Äußerung zu Belém Wie Merz mit einem Wort die Brasilianer verärgert
Stand: 19.11.2025 04:32 Uhr
Alle seien „froh“ über die Abreise aus Belém, sagte der Kanzler nach seinem kurzen Aufenthalt am Austragungsort der Klimakonferenz in Brasilien. Präsident Lula nahm die Äußerung mit Humor, dennoch sind die Brasilianer brüskiert.
Knapp 20 Stunden war er in Belém, gesehen hat er von der Amazonasregion eigentlich nichts, auch sein Auftritt auf dem Klimagipfel blieb eher blass – stattdessen schaffte es Bundeskanzler Friedrich Merz im Nachhinein noch, die Gastgeber zu brüskieren. „Ich habe einige der Journalisten, die mit mir in Brasilien waren, letzte Woche gefragt: Wer von euch würde denn gern hierbleiben? Da hat keiner die Hand gehoben“, erklärte der Bundeskanzler kurz nach Rückkehr aus Brasilien auf dem Handelskongress in Berlin. Und legte nach: „Die waren alle froh, dass wir vor allen Dingen von diesem Ort, an dem wir da waren, (…) wieder nach Deutschland zurückgekehrt sind.“
Es brauchte nicht lange, da war der Kommentar in Brasilien durchgesickert. Die Reaktion aus Belém kam prompt. Dass die Stadt, was Hotels und Infrastruktur angeht, nicht der ideale Austragungsort für ein Megaevent war, ist bekannt. Gleichzeitig führt Belém den Gästen symbolträchtig die Herausforderungen im größten Regenwald der Welt vor Augen, genauso wie die Gastfreundschaft und Kultur der Menschen am Amazonas.

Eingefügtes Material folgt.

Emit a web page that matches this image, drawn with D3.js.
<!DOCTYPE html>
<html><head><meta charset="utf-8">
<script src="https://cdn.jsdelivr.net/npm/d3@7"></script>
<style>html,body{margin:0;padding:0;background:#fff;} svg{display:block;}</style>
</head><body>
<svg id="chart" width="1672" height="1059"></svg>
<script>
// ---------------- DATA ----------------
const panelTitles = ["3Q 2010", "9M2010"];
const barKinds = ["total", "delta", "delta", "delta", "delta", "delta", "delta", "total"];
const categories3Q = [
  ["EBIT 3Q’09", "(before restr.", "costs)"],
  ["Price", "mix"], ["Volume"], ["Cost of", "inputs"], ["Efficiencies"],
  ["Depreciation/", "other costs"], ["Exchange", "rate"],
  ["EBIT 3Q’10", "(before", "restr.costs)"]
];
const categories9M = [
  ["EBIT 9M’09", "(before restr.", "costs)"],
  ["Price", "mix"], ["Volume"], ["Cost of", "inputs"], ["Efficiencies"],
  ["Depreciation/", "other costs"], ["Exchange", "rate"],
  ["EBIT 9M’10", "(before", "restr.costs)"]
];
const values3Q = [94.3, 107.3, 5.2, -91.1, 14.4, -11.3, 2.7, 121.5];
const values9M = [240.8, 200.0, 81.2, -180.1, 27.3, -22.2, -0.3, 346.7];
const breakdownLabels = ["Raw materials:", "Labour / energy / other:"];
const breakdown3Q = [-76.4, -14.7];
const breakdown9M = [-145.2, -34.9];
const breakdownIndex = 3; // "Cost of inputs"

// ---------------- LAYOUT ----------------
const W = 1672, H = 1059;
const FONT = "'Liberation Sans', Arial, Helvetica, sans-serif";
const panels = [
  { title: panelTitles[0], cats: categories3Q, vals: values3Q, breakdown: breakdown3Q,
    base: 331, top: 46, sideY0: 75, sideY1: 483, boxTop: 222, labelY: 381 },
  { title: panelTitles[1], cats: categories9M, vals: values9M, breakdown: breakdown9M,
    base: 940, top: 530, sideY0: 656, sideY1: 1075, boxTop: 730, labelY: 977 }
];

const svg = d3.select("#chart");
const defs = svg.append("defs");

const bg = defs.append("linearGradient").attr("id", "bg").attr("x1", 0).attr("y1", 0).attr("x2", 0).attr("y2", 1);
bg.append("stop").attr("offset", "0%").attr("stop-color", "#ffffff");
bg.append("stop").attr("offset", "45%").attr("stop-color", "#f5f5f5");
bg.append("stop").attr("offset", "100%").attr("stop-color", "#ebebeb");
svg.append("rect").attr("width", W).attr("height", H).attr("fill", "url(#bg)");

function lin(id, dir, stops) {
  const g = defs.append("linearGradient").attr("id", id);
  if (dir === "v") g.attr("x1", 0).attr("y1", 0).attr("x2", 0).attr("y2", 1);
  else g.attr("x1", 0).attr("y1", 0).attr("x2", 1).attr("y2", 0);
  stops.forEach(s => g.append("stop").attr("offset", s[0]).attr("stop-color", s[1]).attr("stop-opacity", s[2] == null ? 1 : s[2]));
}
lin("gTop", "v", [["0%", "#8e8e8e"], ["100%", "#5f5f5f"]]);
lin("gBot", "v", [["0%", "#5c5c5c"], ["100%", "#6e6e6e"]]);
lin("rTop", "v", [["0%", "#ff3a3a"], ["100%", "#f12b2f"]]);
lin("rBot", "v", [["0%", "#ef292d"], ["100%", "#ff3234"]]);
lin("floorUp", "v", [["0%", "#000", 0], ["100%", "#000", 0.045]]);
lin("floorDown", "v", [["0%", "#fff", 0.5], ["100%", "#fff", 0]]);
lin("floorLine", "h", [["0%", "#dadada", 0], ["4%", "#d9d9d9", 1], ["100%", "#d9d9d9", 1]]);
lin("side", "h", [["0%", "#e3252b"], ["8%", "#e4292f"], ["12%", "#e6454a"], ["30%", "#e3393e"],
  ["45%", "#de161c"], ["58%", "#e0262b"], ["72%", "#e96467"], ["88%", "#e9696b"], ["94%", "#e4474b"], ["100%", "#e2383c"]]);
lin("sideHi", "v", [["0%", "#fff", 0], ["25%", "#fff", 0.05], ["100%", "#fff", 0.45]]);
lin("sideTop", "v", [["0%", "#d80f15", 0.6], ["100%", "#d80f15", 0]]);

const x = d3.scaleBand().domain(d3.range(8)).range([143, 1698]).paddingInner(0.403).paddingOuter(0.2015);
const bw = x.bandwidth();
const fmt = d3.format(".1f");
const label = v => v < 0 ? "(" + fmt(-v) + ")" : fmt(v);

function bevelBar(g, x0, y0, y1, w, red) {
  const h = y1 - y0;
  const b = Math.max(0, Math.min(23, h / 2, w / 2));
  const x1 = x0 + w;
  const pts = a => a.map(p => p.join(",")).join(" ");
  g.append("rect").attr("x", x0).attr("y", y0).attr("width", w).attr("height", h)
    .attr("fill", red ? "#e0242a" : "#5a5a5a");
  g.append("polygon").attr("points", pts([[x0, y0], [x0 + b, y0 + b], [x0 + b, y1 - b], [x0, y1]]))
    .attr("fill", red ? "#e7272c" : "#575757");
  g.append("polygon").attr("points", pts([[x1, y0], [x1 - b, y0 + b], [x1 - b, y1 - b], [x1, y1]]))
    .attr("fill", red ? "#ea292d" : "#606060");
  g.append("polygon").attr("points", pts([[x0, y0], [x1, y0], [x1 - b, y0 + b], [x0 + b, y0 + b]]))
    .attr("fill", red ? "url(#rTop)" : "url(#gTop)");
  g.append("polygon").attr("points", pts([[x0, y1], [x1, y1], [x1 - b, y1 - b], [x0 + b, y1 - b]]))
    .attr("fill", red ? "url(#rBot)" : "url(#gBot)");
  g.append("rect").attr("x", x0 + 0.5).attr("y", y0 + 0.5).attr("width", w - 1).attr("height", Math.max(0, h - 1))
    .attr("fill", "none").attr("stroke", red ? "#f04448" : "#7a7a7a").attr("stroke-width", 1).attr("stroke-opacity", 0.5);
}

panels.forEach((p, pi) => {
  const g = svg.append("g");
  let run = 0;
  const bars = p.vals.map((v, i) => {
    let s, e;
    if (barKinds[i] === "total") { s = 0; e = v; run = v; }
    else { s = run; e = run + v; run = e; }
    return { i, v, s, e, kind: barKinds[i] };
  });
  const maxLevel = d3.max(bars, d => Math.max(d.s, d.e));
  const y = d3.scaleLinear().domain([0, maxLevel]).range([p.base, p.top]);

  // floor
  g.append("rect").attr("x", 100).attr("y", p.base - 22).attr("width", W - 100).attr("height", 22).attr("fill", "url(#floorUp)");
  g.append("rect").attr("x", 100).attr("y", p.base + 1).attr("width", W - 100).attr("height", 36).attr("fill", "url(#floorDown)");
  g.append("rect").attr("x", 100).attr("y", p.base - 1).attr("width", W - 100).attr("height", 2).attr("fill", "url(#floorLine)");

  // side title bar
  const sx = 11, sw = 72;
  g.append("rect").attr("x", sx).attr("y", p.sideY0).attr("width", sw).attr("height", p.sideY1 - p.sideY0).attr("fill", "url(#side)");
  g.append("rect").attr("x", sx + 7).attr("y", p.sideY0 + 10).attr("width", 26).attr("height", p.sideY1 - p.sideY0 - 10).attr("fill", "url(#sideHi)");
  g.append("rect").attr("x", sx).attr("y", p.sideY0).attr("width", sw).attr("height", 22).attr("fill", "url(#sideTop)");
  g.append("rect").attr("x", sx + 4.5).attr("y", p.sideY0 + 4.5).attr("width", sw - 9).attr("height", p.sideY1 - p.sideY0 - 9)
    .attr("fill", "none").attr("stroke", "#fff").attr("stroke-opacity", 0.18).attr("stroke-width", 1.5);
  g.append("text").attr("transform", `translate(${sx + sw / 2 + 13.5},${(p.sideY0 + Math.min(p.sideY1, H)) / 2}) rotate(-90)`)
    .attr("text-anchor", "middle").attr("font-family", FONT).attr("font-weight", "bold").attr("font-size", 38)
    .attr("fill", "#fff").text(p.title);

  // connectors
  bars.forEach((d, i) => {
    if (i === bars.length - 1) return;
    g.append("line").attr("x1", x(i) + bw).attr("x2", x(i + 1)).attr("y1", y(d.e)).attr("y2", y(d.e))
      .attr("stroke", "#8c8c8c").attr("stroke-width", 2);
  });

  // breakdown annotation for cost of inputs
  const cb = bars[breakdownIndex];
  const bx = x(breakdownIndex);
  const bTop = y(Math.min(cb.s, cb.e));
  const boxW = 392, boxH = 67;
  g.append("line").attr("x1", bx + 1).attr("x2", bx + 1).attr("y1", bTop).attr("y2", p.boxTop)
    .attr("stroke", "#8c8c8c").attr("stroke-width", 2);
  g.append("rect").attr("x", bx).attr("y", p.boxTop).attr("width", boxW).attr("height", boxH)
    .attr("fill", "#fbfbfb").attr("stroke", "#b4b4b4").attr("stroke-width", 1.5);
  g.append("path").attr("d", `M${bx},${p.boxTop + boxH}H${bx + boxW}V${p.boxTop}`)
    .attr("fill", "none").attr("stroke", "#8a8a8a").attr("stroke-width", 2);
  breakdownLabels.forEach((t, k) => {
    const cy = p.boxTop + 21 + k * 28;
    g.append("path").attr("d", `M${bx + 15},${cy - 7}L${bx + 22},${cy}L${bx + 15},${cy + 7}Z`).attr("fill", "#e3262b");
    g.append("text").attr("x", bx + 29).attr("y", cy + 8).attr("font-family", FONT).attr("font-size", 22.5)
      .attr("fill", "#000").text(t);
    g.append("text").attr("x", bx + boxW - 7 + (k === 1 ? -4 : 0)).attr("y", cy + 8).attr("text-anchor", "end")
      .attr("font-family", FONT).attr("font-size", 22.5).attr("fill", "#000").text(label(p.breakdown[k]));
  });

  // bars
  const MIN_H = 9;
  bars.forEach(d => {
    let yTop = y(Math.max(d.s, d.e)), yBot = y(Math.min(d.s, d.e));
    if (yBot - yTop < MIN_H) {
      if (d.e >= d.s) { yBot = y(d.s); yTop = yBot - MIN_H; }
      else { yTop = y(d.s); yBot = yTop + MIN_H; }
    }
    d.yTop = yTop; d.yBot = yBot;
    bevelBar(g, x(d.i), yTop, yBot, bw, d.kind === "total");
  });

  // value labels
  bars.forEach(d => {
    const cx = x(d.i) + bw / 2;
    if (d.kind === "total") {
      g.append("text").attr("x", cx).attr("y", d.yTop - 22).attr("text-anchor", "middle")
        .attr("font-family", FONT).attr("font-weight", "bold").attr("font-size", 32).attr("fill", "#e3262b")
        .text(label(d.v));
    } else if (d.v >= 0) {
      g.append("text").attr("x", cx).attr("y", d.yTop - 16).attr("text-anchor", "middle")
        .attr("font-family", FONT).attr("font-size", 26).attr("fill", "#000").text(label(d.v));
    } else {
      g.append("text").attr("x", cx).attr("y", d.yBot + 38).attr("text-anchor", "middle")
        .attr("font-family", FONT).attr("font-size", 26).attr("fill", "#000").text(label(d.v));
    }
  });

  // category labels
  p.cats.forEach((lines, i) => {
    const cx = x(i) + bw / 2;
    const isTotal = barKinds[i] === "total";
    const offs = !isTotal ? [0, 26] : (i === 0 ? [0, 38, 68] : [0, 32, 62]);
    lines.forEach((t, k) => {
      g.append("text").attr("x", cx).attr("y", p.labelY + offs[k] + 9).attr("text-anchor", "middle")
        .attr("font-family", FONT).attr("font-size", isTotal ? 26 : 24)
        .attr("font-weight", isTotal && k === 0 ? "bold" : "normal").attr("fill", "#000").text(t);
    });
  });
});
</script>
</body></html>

Lula rät Merz, tanzen zu gehen
„Der Kommentar des Kanzlers war unsensibel. Wenn wir jemanden in unserem Haus empfangen, öffnen wir nicht nur unsere Herzen, sondern auch unseren heiligen Raum“, sagt Ady Kayany vom indigenen Volk der Xukuru. Brasiliens Präsident Lula da Silva riet Merz, Belém und den Bundesstaat Pará erst einmal besser kennenzulernen:
Er hätte in Pará in eine Bar gehen sollen. Er hätte in Pará tanzen sollen. Er hätte die Küche von Pará probieren sollen, dann wäre ihm klar geworden: Berlin hat nicht mal 10 Prozent der Lebensqualität, die Belém und der Bundesstaat Pará zu bieten haben. Ich hab doch allen gesagt, esst ein bisschen Manicoba!
Damit meinte Lula ein typisches Gericht aus Belém. Weniger humorvoll reagiert der Bürgermeister von Belém, Igor Normando: Merz‘ Kommentar sei arrogant und voreingenommen. Die Mehrheit der Besucher aus aller Welt hätten sich fasziniert von der Stadt gezeigt, aber jeder gebe eben, was er habe.

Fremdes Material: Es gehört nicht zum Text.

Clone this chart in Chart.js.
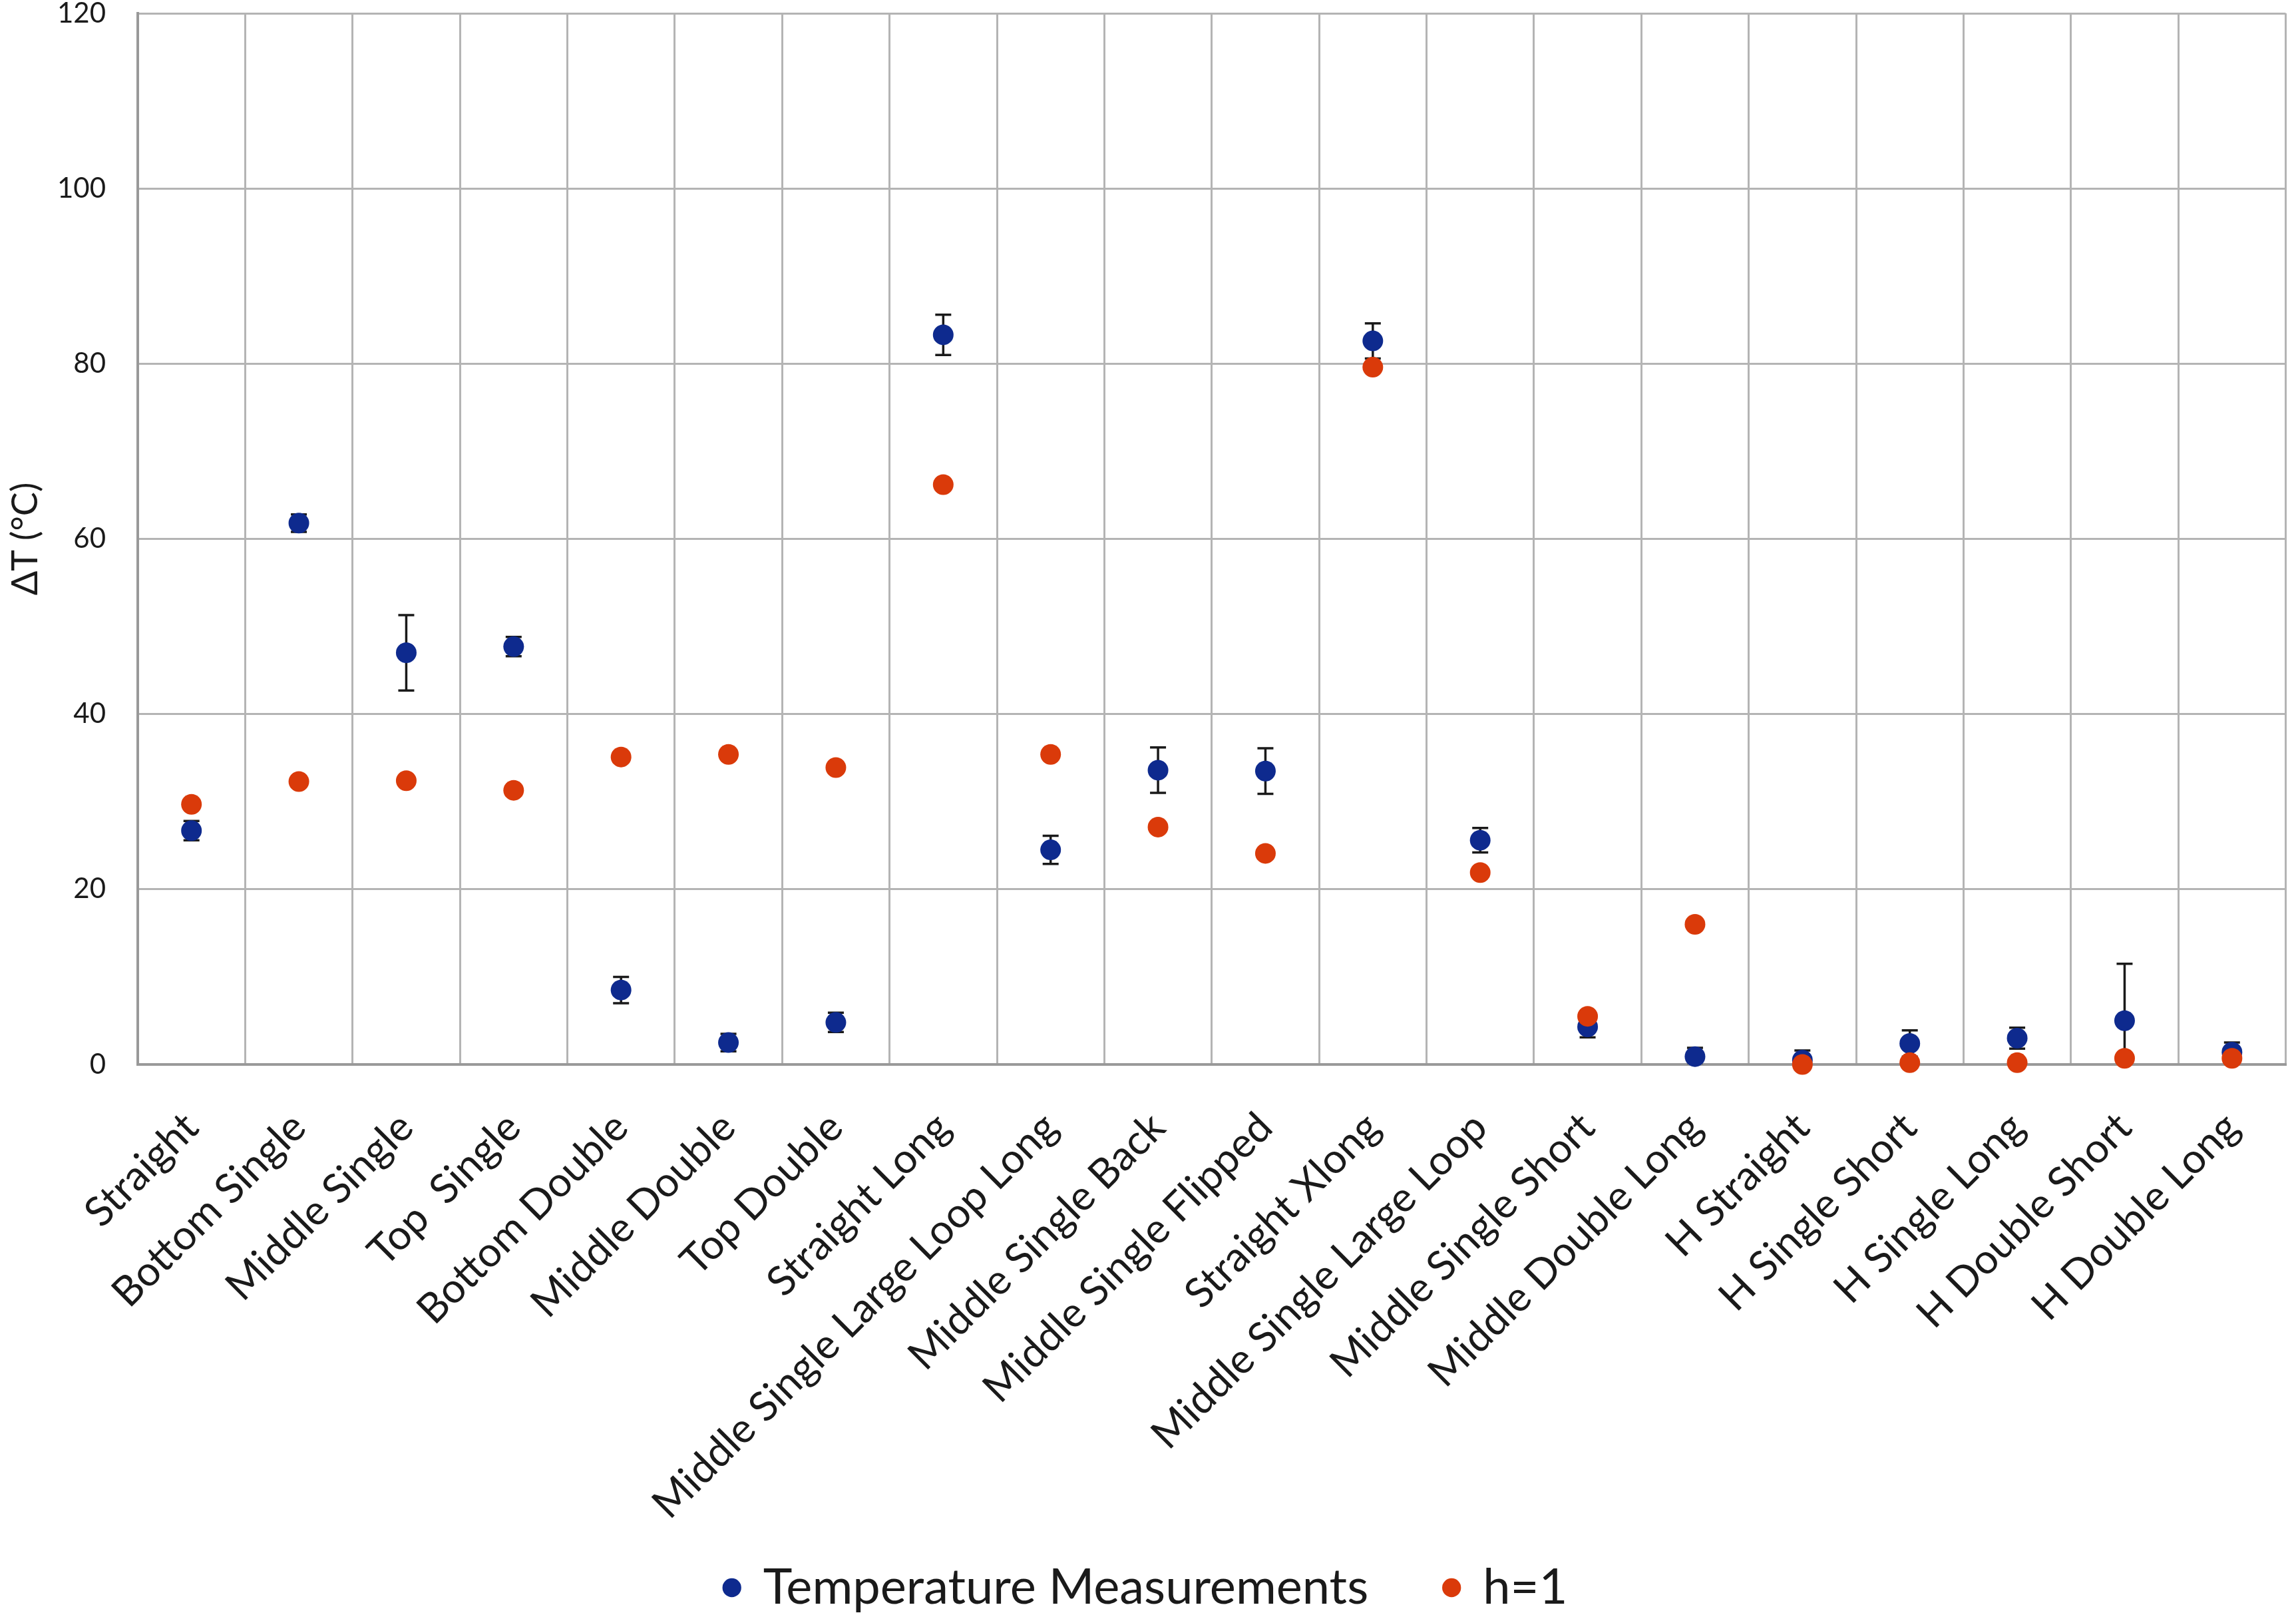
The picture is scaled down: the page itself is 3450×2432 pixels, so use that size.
<!DOCTYPE html>
<html>
<head>
<meta charset="utf-8">
<title>ΔT by configuration</title>
<script src="https://cdn.jsdelivr.net/npm/chart.js@4/dist/chart.umd.min.js"></script>
<style>
  html, body { margin: 0; padding: 0; background: #fff; }
  canvas { display: block; }
</style>
</head>
<body>
<canvas id="chart" width="3450" height="2432"></canvas>
<script>
const categories = [
  "Straight", "Bottom Single", "Middle Single", "Top  Single", "Bottom Double",
  "Middle Double", "Top Double", "Straight Long", "Middle Single Large Loop Long",
  "Middle Single Back", "Middle Single Flipped", "Straight Xlong",
  "Middle Single Large Loop", "Middle Single Short", "Middle Double Long",
  "H Straight", "H Single Short", "H Single Long", "H Double Short", "H Double Long"
];

// measured ΔT with error bars (plus / minus)
const measured = [26.7, 61.8, 47.0, 47.7, 8.5, 2.5, 4.8, 83.3, 24.5, 33.6, 33.5, 82.6, 25.6, 4.3, 0.9, 0.5, 2.4, 3.0, 5.0, 1.4];
const errPlus  = [1.1, 1.0, 4.3, 1.1, 1.5, 1.0, 1.1, 2.3, 1.6, 2.6, 2.6, 2.0, 1.4, 1.2, 1.0, 1.1, 1.5, 1.2, 6.5, 1.1];
const errMinus = [1.1, 1.0, 4.3, 1.1, 1.5, 1.0, 1.1, 2.3, 1.6, 2.6, 2.6, 2.0, 1.4, 1.2, 1.0, 1.1, 1.5, 1.2, 4.5, 1.1];

// model, h=1
const h1 = [29.7, 32.3, 32.4, 31.3, 35.1, 35.4, 33.9, 66.2, 35.4, 27.1, 24.1, 79.6, 21.9, 5.5, 16.0, 0.0, 0.2, 0.2, 0.7, 0.7];

const yTicks = [0, 20, 40, 60, 80, 100, 120];

const blue = "#0e2a8e";
const red = "#da3a0a";
const textColor = "#1a1a1a";
const fontFamily = "Lato, 'Open Sans', sans-serif";

// draw error bars under the markers
const errorBars = {
  id: "errorBars",
  beforeDatasetsDraw(chart) {
    const ctx = chart.ctx;
    const y = chart.scales.y;
    const meta = chart.getDatasetMeta(0);
    const area = chart.chartArea;
    ctx.save();
    ctx.beginPath();
    ctx.rect(area.left, area.top, area.right - area.left, area.bottom - area.top);
    ctx.clip();
    ctx.strokeStyle = "#1a1a1a";
    ctx.lineWidth = 3.5;
    const cap = 12;
    meta.data.forEach((pt, i) => {
      const yt = y.getPixelForValue(measured[i] + errPlus[i]);
      const yb = y.getPixelForValue(measured[i] - errMinus[i]);
      ctx.beginPath();
      ctx.moveTo(pt.x, yt);
      ctx.lineTo(pt.x, yb);
      ctx.moveTo(pt.x - cap, yt);
      ctx.lineTo(pt.x + cap, yt);
      ctx.moveTo(pt.x - cap, yb);
      ctx.lineTo(pt.x + cap, yb);
      ctx.stroke();
    });
    ctx.restore();
  }
};

new Chart(document.getElementById("chart"), {
  type: "line",
  data: {
    labels: categories,
    datasets: [
      {
        label: "Temperature Measurements",
        data: measured,
        showLine: false,
        clip: false,
        backgroundColor: blue,
        borderColor: blue,
        borderWidth: 0,
        pointBackgroundColor: blue,
        pointBorderWidth: 0,
        pointRadius: 15.5,
        order: 1
      },
      {
        label: "h=1",
        data: h1,
        showLine: false,
        clip: false,
        backgroundColor: red,
        borderColor: red,
        borderWidth: 0,
        pointBackgroundColor: red,
        pointBorderWidth: 0,
        pointRadius: 15.5,
        order: 0
      }
    ]
  },
  options: {
    responsive: false,
    animation: false,
    devicePixelRatio: 1,
    layout: { padding: { left: 0, right: 5, top: 1, bottom: 0 } },
    plugins: {
      tooltip: { enabled: false },
      legend: {
        position: "bottom",
        labels: {
          usePointStyle: true,
          pointStyle: "circle",
          boxWidth: 20,
          boxHeight: 20,
          padding: 115,
          color: textColor,
          font: { family: fontFamily, size: 74 },
          sort: (a, b) => a.datasetIndex - b.datasetIndex
        }
      }
    },
    scales: {
      x: {
        offset: true,
        grid: { offset: true, color: "#b4b4b4", lineWidth: 3, drawTicks: false },
        border: { color: "#999999", width: 4 },
        ticks: {
          autoSkip: false,
          maxRotation: 45,
          minRotation: 45,
          padding: 58,
          color: textColor,
          font: { family: fontFamily, size: 62 }
        },
        afterFit(scale) {
          scale.height = 634;
          scale.paddingLeft = 0;
          scale.paddingRight = 0;
          // long rotated labels run a bit into the legend's padding, don't clip them
          scale._computeLabelArea = () => undefined;
        }
      },
      y: {
        min: 0,
        max: 120,
        afterBuildTicks(scale) { scale.ticks = yTicks.map(v => ({ value: v })); },
        grid: { color: "#b4b4b4", lineWidth: 3, drawTicks: false },
        border: { color: "#999999", width: 4 },
        ticks: {
          padding: 48,
          color: textColor,
          font: { family: fontFamily, size: 42, lineHeight: 0.9 }
        },
        title: {
          display: true,
          text: "ΔT (°C)",
          color: textColor,
          font: { family: fontFamily, size: 54 },
          padding: { top: 6, bottom: 0 }
        },
        afterFit(scale) {
          scale.width = 207;
          scale.paddingTop = 20;
          scale.paddingBottom = 20;
        }
      }
    }
  },
  plugins: [errorBars]
});
</script>
</body>
</html>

Brasilianer wünschen sich mehr Respekt
Merz‘ Worte offenbarten vor allem etwas über ihn selbst und eine nach wie vor koloniale Denkweise, findet die Braslianerin Hosana Puruburá. „Ich will, dass er unser Brasilien etwas mehr respektiert. Wir haben nicht, wie die Europäer, andere Kulturen überfallen und haben dann behauptet, wir hätten sie entdeckt.“
Den deutschen Verhandlern auf dem Klimagipfel helfe so ein Kommentar ganz und gar nicht, glaubt David Ryfisch von Germanwatch. Dass Merz während seines Besuches zwar Unterstützung für Brasiliens zentrales Projekt, einen Waldschutzfonds, zusagte, aber keine konkreten Summen nannte, kam auch schon nicht gut an. „Ich glaube, er versteht nicht, was so ein diplomatischer Affront bedeutet, wie das hier aufgenommen wird – gerade, wo wir auch in die heiße Phase der Verhandlungen gehen.“
Umweltminister betreibt Schadensbegrenzung
Bundesumweltminister Carsten Schneider von der SPD bemüht sich seitdem um Schadensbegrenzung, schließlich arbeiten Deutschland und Brasilien beim Klimaschutz seit langem gut zusammen. Schneider hat in Belém gemeinsame Projekte besucht, postete auf Instagram Fotos mit dem Bürgemeister und mit lokalen Fischern. „Schade, dass ich nach der COP30 nicht länger bleiben kann“, schwärmte der Minister. „Ich hätte einige Pläne: zum Beispiel Fischen mit meinen Freunden vom Amazonas.“
In seiner Rede vor dem Konferenzplenum lobte Schneider den COP-Gastgeber ausdrücklich. Brasilien sei ein wunderbares Land mit großartigen Menschen.